Trick #3: Tangent Space Compression / Quaternion Maps

Tangent space is a set of 3 vectors - normal, tangent, and bi-normal - which are used in lighting calculations such as bump mapping, or anisotropic shading techniques, like fur or hair shaders.

The tangent space is a representation of the surface of the mesh. The tangent space vectors are stored per-vertex, and interpolated across the polygon for per-pixel operations. If you use floats to represent the components of the tangent space vectors, then you are dedicating 3 x 3 x 4 bytes = 36 bytes per vertex to the storage of tangent space.

The tangent space vectors form an ortho-normal frame. Consider the rotation which will transform the ortho-normal frame of tangent space into the standard frame in world space. If this rotation is expressed as a matrix, then the 3 columns of this matrix represent the 3 tangent space vectors.

If you can express a rotation as a matrix, then you can also express it as a quaternion. This immediately reduces the tangent space representation to 4 components = 16 bytes. When decompressing the vertex, use the quat->matrix conversion, and pull out the 3 columns of the resulting matrix as your tangent space vectors. The quat->matrix conversion costs 13 multiplies and 15 subtractions. It may be worthwhile to determine if it is possible to optimize this conversion for shader operations.

If you want to save more space, you can go even further, if you have the time - computationally speaking. Since rotation quaternions are normalized, there are only 3 degrees of freedom instead of 4. Thus you only really need to store 3 components of the quaternion, and the 4th can be calculated using the formula
w = sqrt(1 - x2 - y2 - z2)

This brings the tangent space size down to 12 bytes.

Finally, if you are super hard pressed for space, you can take advantage of the fact that the components of a quaternion are within the range [-1,1], which may not require 32 bits to have a sufficient representation. You may possibly use 16 bit floats to represent these components. Doing so will reduce the size further - 6 bytes.

With a 6-byte tangent space representation, it seems conceivable to employ quaternion texture maps, which store the tangent space directly in the texture, rather than using bump map data to perturb the interpolated tangent vectors. You could then apply a texture compression, like 3DC which gets 2:1 compression. Now tangent space only consumes 3-bytes of texture, and 0-bytes on the vertex. If you were previously using bump maps, and you replace them with quaternion maps, then you aren't really increasing the amount of texture memory used, and you have successfully removed all 36 bytes of tangent space data from the vertex.

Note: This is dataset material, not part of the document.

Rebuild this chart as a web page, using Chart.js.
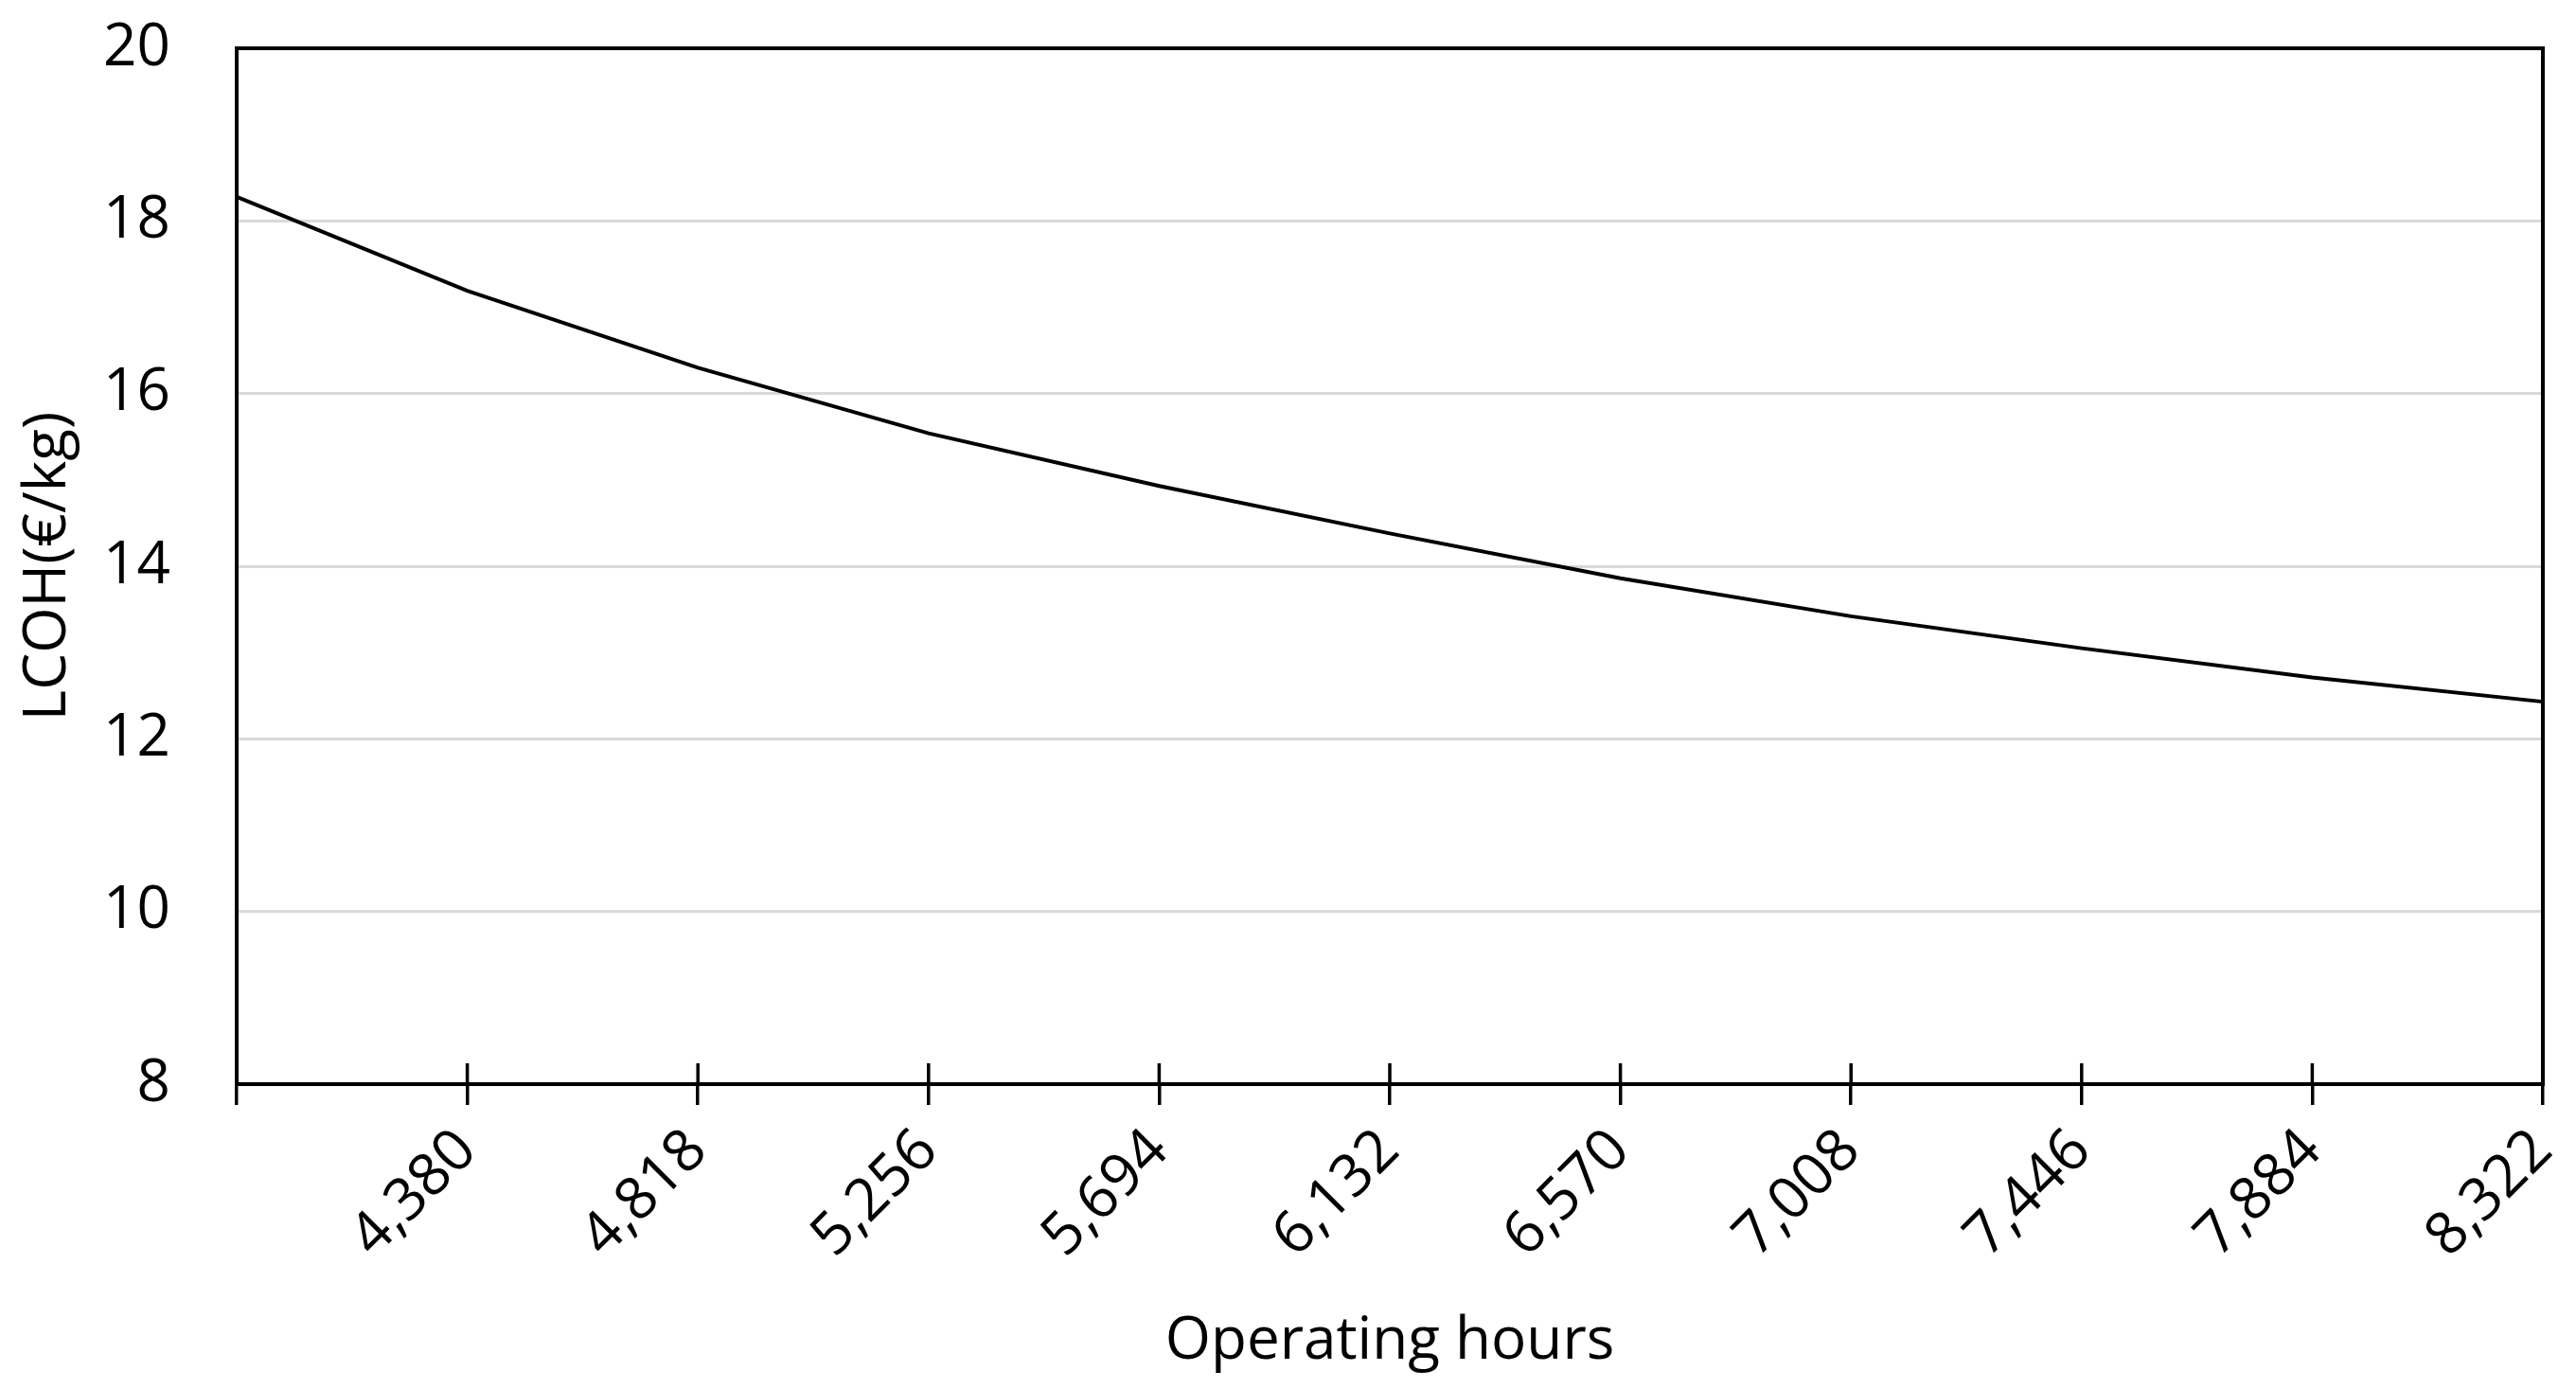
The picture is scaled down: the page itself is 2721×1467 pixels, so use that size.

Of course, doing quaternion map lookups in the pixel shader would also mean doing the quat->matrix conversion in the pixel shader - or, alternatively recasting the pixel shader lighting equation in terms of quaternion algebra, rather than matrix algebra - whichever ends up being cheaper. To gain perspective on the cost of this conversion, you can perform 5 quat->matrix conversions in roughly the same amount of time as a single matrix multiply. A single quat->matrix conversion is about as costly as transforming 3 vectors with a matrix.

The quaternion map would take the place of bump maps altogether, and would provide the added feature of having fine tuned control over tangent space on a per-pixel level. For anisotropic shaders, like hair, fur, and velvet shaders, you could introduce swirls and wiggles in the middle of a polygon.

There are two rather large problems facing the idea of a quaternion map: 1) a lot of people get freaked out when you use the word quaternion. 2) I can't off the top of my head conceive of a way for an artist or content creator to generate such a map.

At any rate, it seems like a very intriguing idea.